• Data to use
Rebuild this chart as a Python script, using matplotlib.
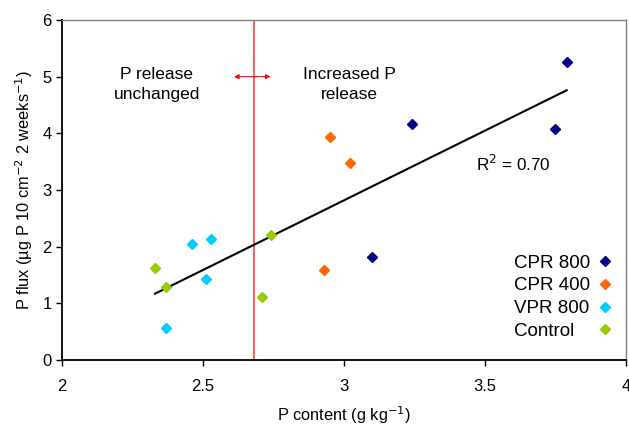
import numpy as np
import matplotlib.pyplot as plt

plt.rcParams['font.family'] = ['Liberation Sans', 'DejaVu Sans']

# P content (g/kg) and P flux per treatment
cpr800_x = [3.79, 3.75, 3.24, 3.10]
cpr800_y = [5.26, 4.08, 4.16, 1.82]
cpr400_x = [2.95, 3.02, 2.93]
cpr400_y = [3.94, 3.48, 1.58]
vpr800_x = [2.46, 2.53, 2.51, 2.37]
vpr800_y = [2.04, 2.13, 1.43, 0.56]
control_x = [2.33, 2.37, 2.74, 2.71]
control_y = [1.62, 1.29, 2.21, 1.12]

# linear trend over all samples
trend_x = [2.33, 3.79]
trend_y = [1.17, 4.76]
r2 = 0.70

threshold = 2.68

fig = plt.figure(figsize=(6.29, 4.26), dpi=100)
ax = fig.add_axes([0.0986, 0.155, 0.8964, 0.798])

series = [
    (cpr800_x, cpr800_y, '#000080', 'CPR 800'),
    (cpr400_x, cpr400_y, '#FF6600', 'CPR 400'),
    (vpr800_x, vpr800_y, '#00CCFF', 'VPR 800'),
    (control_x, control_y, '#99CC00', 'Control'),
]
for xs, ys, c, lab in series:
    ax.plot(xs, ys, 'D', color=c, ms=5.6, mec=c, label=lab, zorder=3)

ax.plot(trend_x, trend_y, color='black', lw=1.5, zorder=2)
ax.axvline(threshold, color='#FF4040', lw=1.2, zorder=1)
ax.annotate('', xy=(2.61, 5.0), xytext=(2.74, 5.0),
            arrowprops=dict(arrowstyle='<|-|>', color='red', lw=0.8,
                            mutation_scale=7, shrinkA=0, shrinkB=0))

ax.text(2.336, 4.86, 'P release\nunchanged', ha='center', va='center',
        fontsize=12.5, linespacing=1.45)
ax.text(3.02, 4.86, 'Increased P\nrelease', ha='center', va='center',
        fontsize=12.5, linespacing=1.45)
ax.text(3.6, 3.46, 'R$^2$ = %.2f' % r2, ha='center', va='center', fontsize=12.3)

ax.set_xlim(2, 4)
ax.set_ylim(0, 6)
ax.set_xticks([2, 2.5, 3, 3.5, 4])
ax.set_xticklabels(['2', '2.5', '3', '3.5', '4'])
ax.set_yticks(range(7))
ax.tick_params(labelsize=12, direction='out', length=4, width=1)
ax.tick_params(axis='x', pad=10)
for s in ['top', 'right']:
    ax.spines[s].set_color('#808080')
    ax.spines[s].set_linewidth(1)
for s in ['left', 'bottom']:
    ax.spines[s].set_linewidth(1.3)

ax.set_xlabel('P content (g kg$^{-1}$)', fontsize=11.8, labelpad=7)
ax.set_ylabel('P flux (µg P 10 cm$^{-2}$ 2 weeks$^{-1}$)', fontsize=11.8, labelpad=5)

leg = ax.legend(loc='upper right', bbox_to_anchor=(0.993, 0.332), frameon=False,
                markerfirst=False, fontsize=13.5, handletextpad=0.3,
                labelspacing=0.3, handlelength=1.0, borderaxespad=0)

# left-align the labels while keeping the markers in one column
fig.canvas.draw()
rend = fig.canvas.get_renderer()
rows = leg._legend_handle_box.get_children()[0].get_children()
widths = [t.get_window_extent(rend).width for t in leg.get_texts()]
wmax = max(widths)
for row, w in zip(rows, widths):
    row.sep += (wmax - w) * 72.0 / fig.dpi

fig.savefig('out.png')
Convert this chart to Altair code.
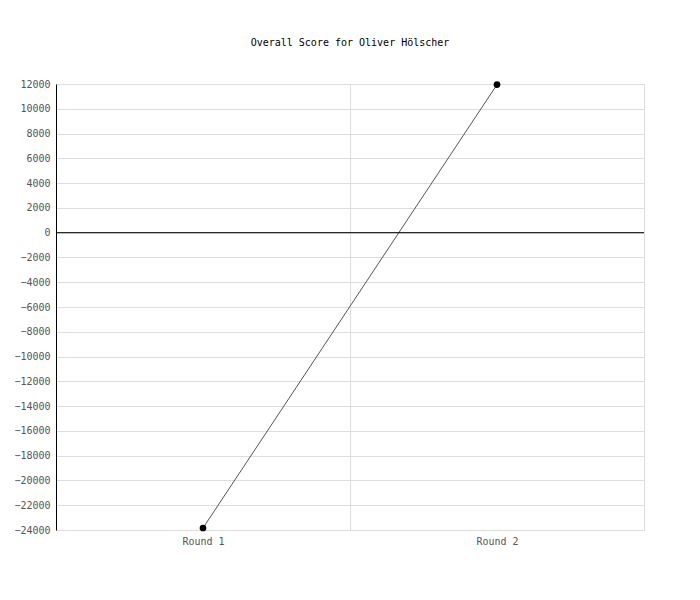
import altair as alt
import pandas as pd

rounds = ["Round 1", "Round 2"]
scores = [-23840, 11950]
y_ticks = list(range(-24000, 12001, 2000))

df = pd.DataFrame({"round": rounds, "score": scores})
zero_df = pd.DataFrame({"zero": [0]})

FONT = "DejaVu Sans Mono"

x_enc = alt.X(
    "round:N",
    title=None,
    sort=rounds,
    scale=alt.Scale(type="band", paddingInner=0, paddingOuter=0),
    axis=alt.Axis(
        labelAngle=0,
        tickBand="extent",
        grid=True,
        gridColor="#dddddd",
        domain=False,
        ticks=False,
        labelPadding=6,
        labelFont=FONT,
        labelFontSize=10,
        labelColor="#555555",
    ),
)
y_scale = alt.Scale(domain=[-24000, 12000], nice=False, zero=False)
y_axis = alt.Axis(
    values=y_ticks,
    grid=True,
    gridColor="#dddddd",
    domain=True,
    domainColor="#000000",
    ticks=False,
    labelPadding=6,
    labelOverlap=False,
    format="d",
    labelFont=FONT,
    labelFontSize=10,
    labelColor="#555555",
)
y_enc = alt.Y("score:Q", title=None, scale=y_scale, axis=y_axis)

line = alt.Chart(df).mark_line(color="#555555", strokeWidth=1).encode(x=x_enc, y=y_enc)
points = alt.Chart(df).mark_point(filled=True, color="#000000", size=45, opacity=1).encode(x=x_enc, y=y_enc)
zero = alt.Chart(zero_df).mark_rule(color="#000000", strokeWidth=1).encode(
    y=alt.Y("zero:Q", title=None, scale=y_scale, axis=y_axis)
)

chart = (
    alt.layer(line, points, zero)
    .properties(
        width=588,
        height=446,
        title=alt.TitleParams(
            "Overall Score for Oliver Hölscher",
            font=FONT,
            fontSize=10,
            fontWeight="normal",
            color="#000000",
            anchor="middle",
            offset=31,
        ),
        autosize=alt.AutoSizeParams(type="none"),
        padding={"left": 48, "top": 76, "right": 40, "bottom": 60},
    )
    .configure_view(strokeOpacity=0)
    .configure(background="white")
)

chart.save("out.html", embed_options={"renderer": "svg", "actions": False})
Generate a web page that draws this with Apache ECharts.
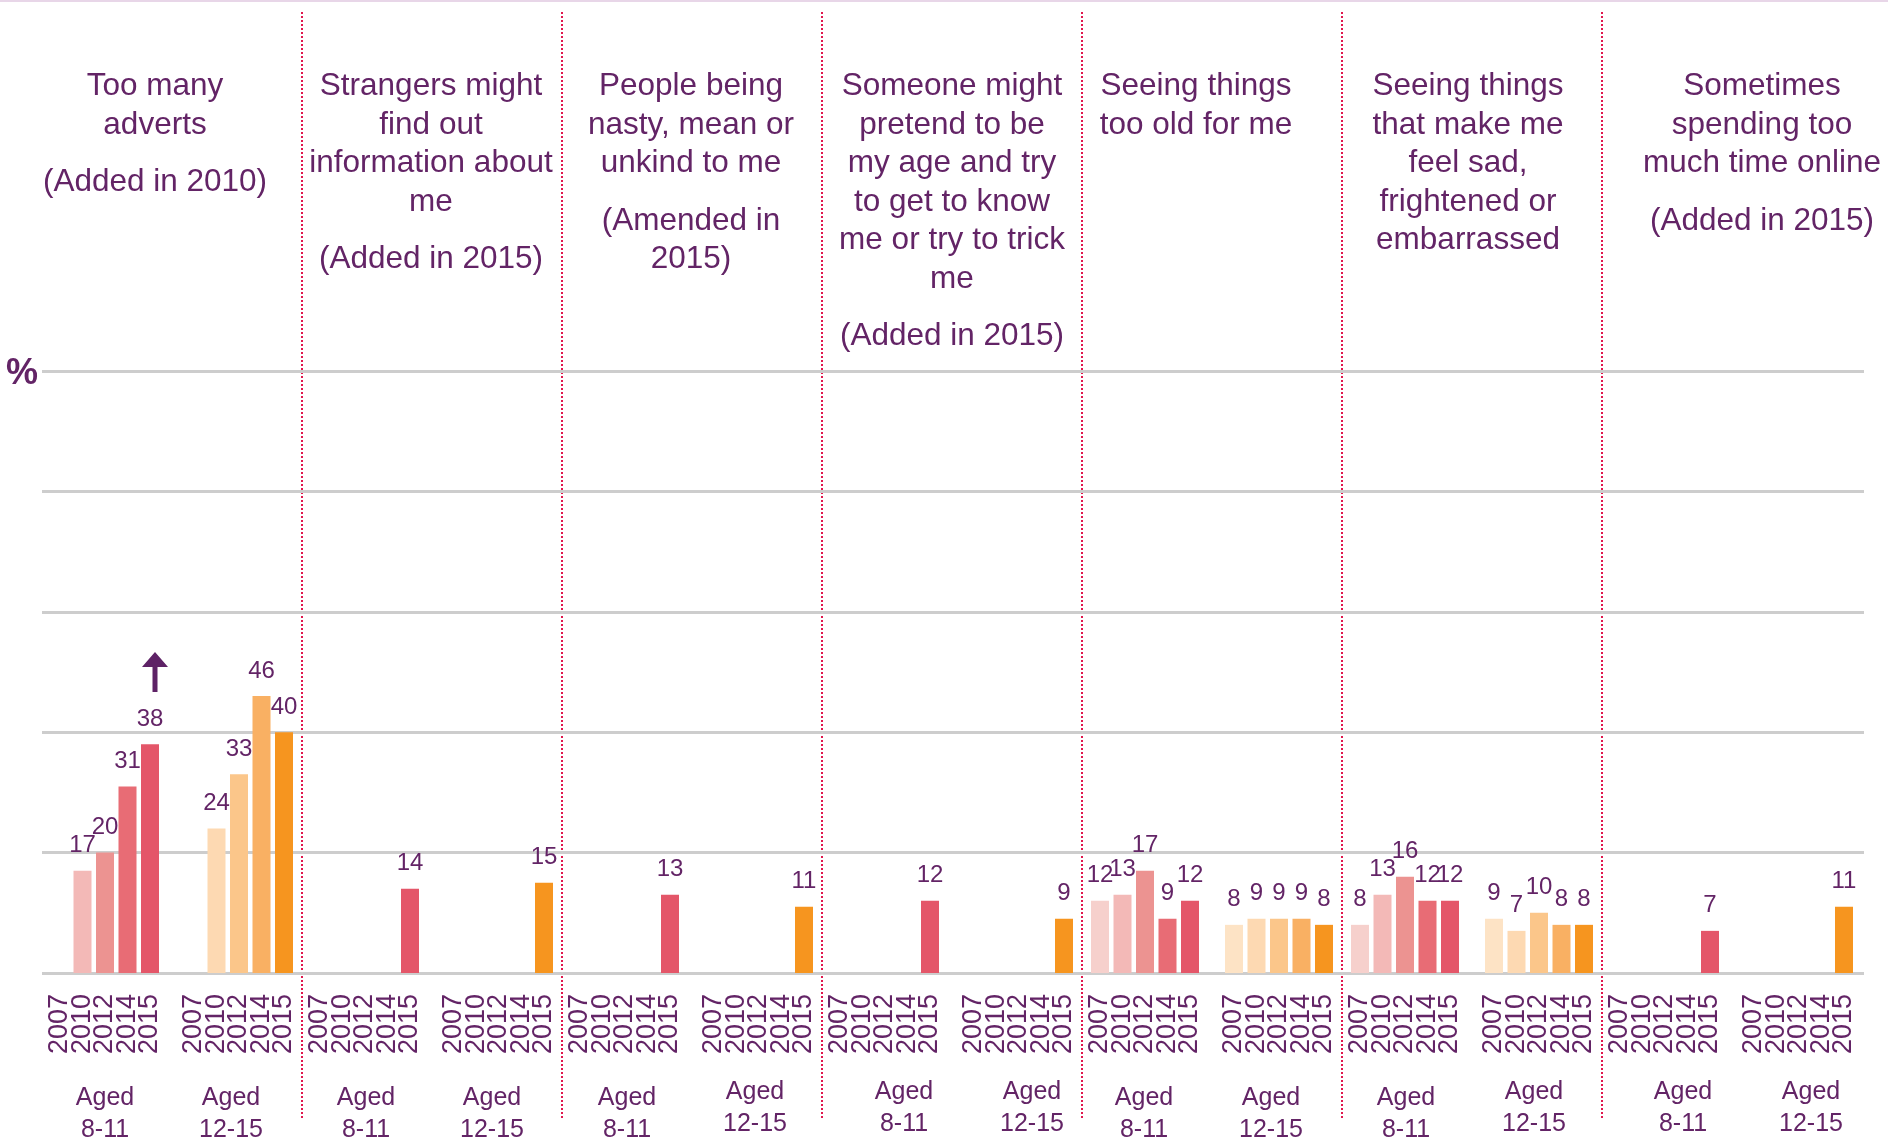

• Given instruction
List all lines above in which the string "this" appears.

• Problem solution
Rebuild this chart as a Python script, using matplotlib.
Convert this chart to Altair code.
Generate a web page that draws this with Apache ECharts.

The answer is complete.